Index Annuity

Indexed annuities are complex financial products that combine features of both fixed and variable annuities. Several key elements define how indexed annuities work:

  1. Indexing Method:

    • Choice of Index: An indexed annuity allows the annuity holder to link the interest crediting to the performance of a specific financial index, such as the S&P 500 or the Nasdaq. The choice of index can impact the potential interest credited to the annuity.

    • Indexing Method: The method used to calculate the interest based on the index’s performance. Common methods include point-to-point, monthly averaging, and annual reset.

  2. Participation Rate:

    • Participation Rate: This is the percentage of the index’s return that the annuity will be credited. If the index has a gain, the participation rate determines how much of that gain is applied to the annuity’s value.
  3. Caps and Floors:

    • Cap Rate: Some indexed annuities have a cap rate, which sets a maximum limit on the interest that can be credited, even if the linked index performs exceptionally well.

    • Floor Rate: Conversely, there might be a floor rate that ensures a minimum level of interest, even if the index performs poorly.

  4. Spread or Margin:

    • Spread or Margin: Some indexed annuities use a spread or margin to calculate interest.
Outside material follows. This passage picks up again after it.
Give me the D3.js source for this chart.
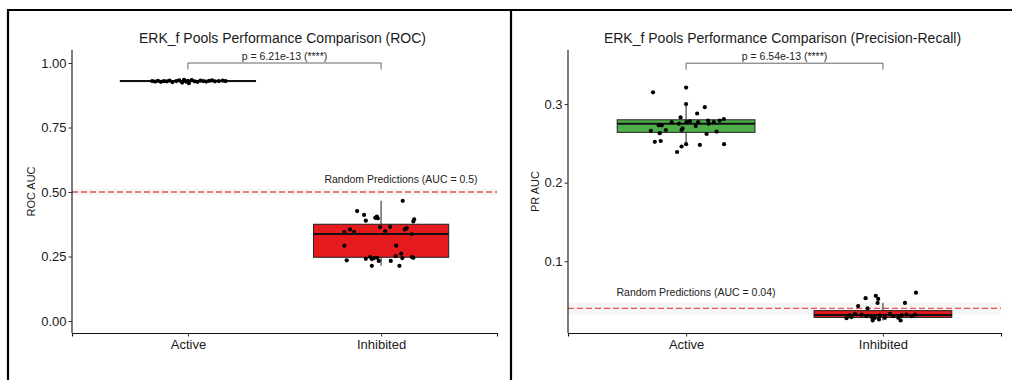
<!DOCTYPE html>
<html>
<head>
<meta charset="utf-8">
<script src="https://cdn.jsdelivr.net/npm/d3@7.9.0/dist/d3.min.js"></script>
<style>
  body { margin: 0; background: #fff; }
  svg { display: block; font-family: "Liberation Sans", Arial, sans-serif; }
</style>
</head>
<body>
<svg id="chart" width="1012" height="380"></svg>
<script>
const groups = ['Active', 'Inhibited'];
const groupColors = ['#4DAF4A', '#E41A1C'];

// ROC panel values
const rocTicks = [0, 0.25, 0.5, 0.75, 1];
const rocQ1 = [0.928, 0.247];
const rocMedian = [0.930, 0.337];
const rocQ3 = [0.932, 0.375];
const rocWhiskerLow = [0.922, 0.214];
const rocWhiskerHigh = [0.935, 0.466];
// [value, jitter offset in category units]
const rocActivePoints = [
  [0.930, -0.185], [0.928, -0.17], [0.931, -0.155], [0.927, -0.14], [0.930, -0.125],
  [0.929, -0.11], [0.932, -0.095], [0.926, -0.08], [0.930, -0.06], [0.933, -0.045],
  [0.924, -0.03], [0.935, -0.02], [0.928, -0.01], [0.931, 0.0], [0.922, 0.005],
  [0.934, 0.02], [0.929, 0.035], [0.927, 0.05], [0.932, 0.065], [0.930, 0.08],
  [0.928, 0.095], [0.931, 0.11], [0.933, 0.125], [0.929, 0.14], [0.930, 0.16],
  [0.932, 0.18], [0.930, 0.195]
];
const rocInhibitedPoints = [
  [0.426, -0.124], [0.411, -0.088], [0.389, -0.079], [0.400, -0.030], [0.405, -0.022],
  [0.398, -0.017], [0.466, 0.112], [0.394, 0.171], [0.386, 0.167], [0.345, -0.190],
  [0.355, -0.161], [0.345, -0.140], [0.364, -0.005], [0.348, 0.021], [0.365, 0.047],
  [0.355, 0.123], [0.360, 0.133], [0.337, 0.159], [0.292, -0.190], [0.292, 0.078],
  [0.235, -0.178], [0.241, -0.079], [0.248, -0.057], [0.240, -0.048], [0.244, -0.036],
  [0.245, -0.019], [0.233, -0.012], [0.214, -0.048], [0.233, 0.050], [0.252, 0.076],
  [0.261, 0.104], [0.244, 0.110], [0.214, 0.095], [0.248, 0.159], [0.245, 0.167]
];

// PR panel values
const prTicks = [0.1, 0.2, 0.3];
const prQ1 = [0.264, 0.0285];
const prMedian = [0.275, 0.0315];
const prQ3 = [0.280, 0.0372];
const prWhiskerLow = [0.248, 0.0247];
const prWhiskerHigh = [0.300, 0.047];
const prActivePoints = [
  [0.315, -0.168], [0.321, 0.0], [0.300, 0.0], [0.296, 0.095], [0.288, 0.056],
  [0.283, -0.028], [0.277, -0.073], [0.275, -0.036], [0.277, 0.002], [0.278, 0.019],
  [0.272, 0.049], [0.277, 0.061], [0.279, 0.112], [0.275, 0.115], [0.277, 0.141],
  [0.279, 0.171], [0.281, 0.192], [0.273, -0.139], [0.273, -0.124], [0.267, -0.103],
  [0.266, -0.179], [0.263, -0.134], [0.267, -0.023], [0.269, -0.018], [0.262, 0.104],
  [0.265, 0.155], [0.252, -0.159], [0.253, -0.129], [0.246, -0.023], [0.249, 0.0],
  [0.239, -0.046], [0.248, 0.070], [0.249, 0.193]
];
const prInhibitedPoints = [
  [0.053, -0.088], [0.056, -0.036], [0.052, -0.024], [0.047, -0.027], [0.043, -0.126],
  [0.040, -0.078], [0.047, 0.112], [0.060, 0.168], [0.0276, -0.185], [0.031, -0.170],
  [0.029, -0.160], [0.033, -0.142], [0.032, -0.108], [0.030, -0.083], [0.029, -0.057],
  [0.028, -0.041], [0.031, -0.015], [0.028, 0.010], [0.033, 0.036], [0.030, 0.052],
  [0.028, 0.078], [0.031, 0.095], [0.032, 0.120], [0.030, 0.146], [0.032, 0.163],
  [0.0247, -0.052], [0.0247, 0.090], [0.026, -0.020]
];

const svg = d3.select('#chart');

const panels = [
  {
    title: 'ERK_f Pools Performance Comparison (ROC)',
    yTitle: 'ROC AUC',
    left: 72, right: 497, top: 50, bottom: 333,
    domain: [-0.0465, 1.0504],
    ticks: rocTicks, tickFormat: d3.format('.2f'),
    q1: rocQ1, median: rocMedian, q3: rocQ3, lo: rocWhiskerLow, hi: rocWhiskerHigh,
    points: [rocActivePoints, rocInhibitedPoints],
    refLine: 0.5, refBand: 0.012,
    refLabel: 'Random Predictions (AUC = 0.5)', refLabelX: 401, refLabelDy: -9,
    bracketY: 1.0, pLabel: 'p = 6.21e-13 (****)',
    yTitleX: 35
  },
  {
    title: 'ERK_f Pools Performance Comparison (Precision-Recall)',
    yTitle: 'PR AUC',
    left: 568, right: 1001, top: 50, bottom: 333,
    domain: [0.0087, 0.3688],
    ticks: prTicks, tickFormat: d3.format('.1f'),
    q1: prQ1, median: prMedian, q3: prQ3, lo: prWhiskerLow, hi: prWhiskerHigh,
    points: [prActivePoints, prInhibitedPoints],
    refLine: 0.04, refBand: 0.0075,
    refLabel: 'Random Predictions (AUC = 0.04)', refLabelX: 696, refLabelDy: -12,
    bracketY: 0.352, pLabel: 'p = 6.54e-13 (****)',
    yTitleX: 539
  }
];

function drawPanel(p) {
  const g = svg.append('g');
  const x = d3.scalePoint().domain(groups).range([p.left, p.right]).padding(0.6);
  const y = d3.scaleLinear().domain(p.domain).range([p.bottom, p.top]);
  const step = x.step();
  const boxW = step * 0.7;

  // reference band and dashed line
  g.append('rect')
    .attr('x', p.left).attr('width', p.right - p.left)
    .attr('y', y(p.refLine + p.refBand))
    .attr('height', y(p.refLine - p.refBand) - y(p.refLine + p.refBand))
    .attr('fill', '#f5f5f5');
  g.append('line')
    .attr('x1', p.left).attr('x2', p.right)
    .attr('y1', y(p.refLine)).attr('y2', y(p.refLine))
    .attr('stroke', '#e03a3a').attr('stroke-opacity', 0.85)
    .attr('stroke-width', 1.3).attr('stroke-dasharray', '6,3');

  const boxData = groups.map((name, i) => ({
    name, color: groupColors[i],
    q1: p.q1[i], median: p.median[i], q3: p.q3[i], lo: p.lo[i], hi: p.hi[i]
  }));

  const box = g.selectAll('g.box').data(boxData).join('g').attr('class', 'box');
  box.append('line')
    .attr('x1', d => x(d.name)).attr('x2', d => x(d.name))
    .attr('y1', d => y(d.hi)).attr('y2', d => y(d.q3))
    .attr('stroke', '#222').attr('stroke-width', 1);
  box.append('line')
    .attr('x1', d => x(d.name)).attr('x2', d => x(d.name))
    .attr('y1', d => y(d.q1)).attr('y2', d => y(d.lo))
    .attr('stroke', '#222').attr('stroke-width', 1);
  box.append('rect')
    .attr('x', d => x(d.name) - boxW / 2).attr('width', boxW)
    .attr('y', d => y(d.q3)).attr('height', d => Math.max(0.5, y(d.q1) - y(d.q3)))
    .attr('fill', d => d.color).attr('stroke', '#222').attr('stroke-width', 1);
  box.append('line')
    .attr('x1', d => x(d.name) - boxW / 2).attr('x2', d => x(d.name) + boxW / 2)
    .attr('y1', d => y(d.median)).attr('y2', d => y(d.median))
    .attr('stroke', '#111').attr('stroke-width', 2);

  // jittered points
  groups.forEach((name, i) => {
    g.append('g').selectAll('circle')
      .data(p.points[i])
      .join('circle')
      .attr('cx', d => x(name) + d[1] * step)
      .attr('cy', d => y(d[0]))
      .attr('r', 2.1)
      .attr('fill', '#000');
  });

  // axes
  const yAxis = d3.axisLeft(y).tickValues(p.ticks).tickFormat(p.tickFormat).tickSizeOuter(0).tickSize(3.5);
  const ya = g.append('g').attr('transform', `translate(${p.left},0)`).call(yAxis);
  ya.select('.domain').attr('d', `M0,${p.top}V${p.bottom}`);
  const xAxis = d3.axisBottom(x).tickSizeOuter(0).tickSize(3.5);
  const xa = g.append('g').attr('transform', `translate(0,${p.bottom})`).call(xAxis);
  [ya, xa].forEach(a => {
    a.select('.domain').attr('stroke', '#111').attr('stroke-width', 1.1);
    a.selectAll('.tick line').attr('stroke', '#333').attr('stroke-width', 1);
  });
  ya.selectAll('.tick text').attr('font-size', 13).attr('fill', '#1a1a1a')
    .attr('font-family', '"Liberation Sans", Arial, sans-serif').attr('x', -5.5);
  xa.selectAll('.tick text').attr('font-size', 13).attr('fill', '#1a1a1a')
    .attr('font-family', '"Liberation Sans", Arial, sans-serif').attr('y', 5).attr('dy', '0.85em');

  // comparison bracket
  const by = y(p.bracketY);
  const x1 = x(groups[0]), x2 = x(groups[1]);
  g.append('path')
    .attr('d', `M${x1},${by + 6.5}V${by}H${x2}V${by + 6.5}`)
    .attr('fill', 'none').attr('stroke', '#555').attr('stroke-width', 0.9);
  g.append('text')
    .attr('x', (x1 + x2) / 2).attr('y', by - 3.5)
    .attr('text-anchor', 'middle').attr('font-size', 10.5).attr('fill', '#222')
    .text(p.pLabel);

  g.append('text')
    .attr('x', p.refLabelX).attr('y', y(p.refLine) + p.refLabelDy)
    .attr('text-anchor', 'middle').attr('font-size', 10.5).attr('fill', '#222')
    .text(p.refLabel);

  // titles
  g.append('text')
    .attr('x', (p.left + p.right) / 2 - 2).attr('y', 43)
    .attr('text-anchor', 'middle').attr('font-size', 14).attr('fill', '#1a1a1a')
    .text(p.title);
  g.append('text')
    .attr('transform', `translate(${p.yTitleX},${(p.top + p.bottom) / 2}) rotate(-90)`)
    .attr('text-anchor', 'middle').attr('font-size', 11).attr('fill', '#1a1a1a')
    .text(p.yTitle);
}

panels.forEach(drawPanel);

// frame lines around the panels
svg.append('path')
  .attr('d', 'M8,380V10H1012M511,10V380')
  .attr('fill', 'none').attr('stroke', '#000').attr('stroke-width', 2.2);
</script>
</body>
</html>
This is a fixed percentage deducted from the index’s return before crediting interest to the annuity.
  5. Crediting Methods:

    • Annual Reset: Interest is credited annually based on the performance of the index from the beginning to the end of the year.

    • Point-to-Point: Interest is credited based on the difference in the index value from a starting point to an ending point.

    • Monthly Averaging: Interest is calculated by averaging the monthly values of the index.

  6. Surrender Period and Charges:

    • Surrender Period: An indexed annuity often comes with a surrender period during which withdrawals may be subject to charges. The surrender period can vary in length, typically ranging from 5 to 10 years.

    • Surrender Charges: Fees imposed if the annuity holder makes withdrawals exceeding the allowed free withdrawal amount during the surrender period.

  7. Guaranteed Minimum Interest Rate:

    • Floor Guarantee: Most indexed annuities guarantee a minimum interest rate, ensuring that the annuity holder will receive at least a specified amount of interest, even if the index performs poorly.
  8. Issue Age and Payout Options:

    • Issue Age: The age at which an individual can purchase an indexed annuity.

    • Payout Options: Upon annuitization (conversion of the annuity into a stream of income), the annuity holder can choose from various payout options, such as a life annuity or period certain annuity.

It’s important for individuals considering indexed annuities to thoroughly understand these elements, as they significantly impact how the annuity performs, the potential returns, and any associated fees or restrictions.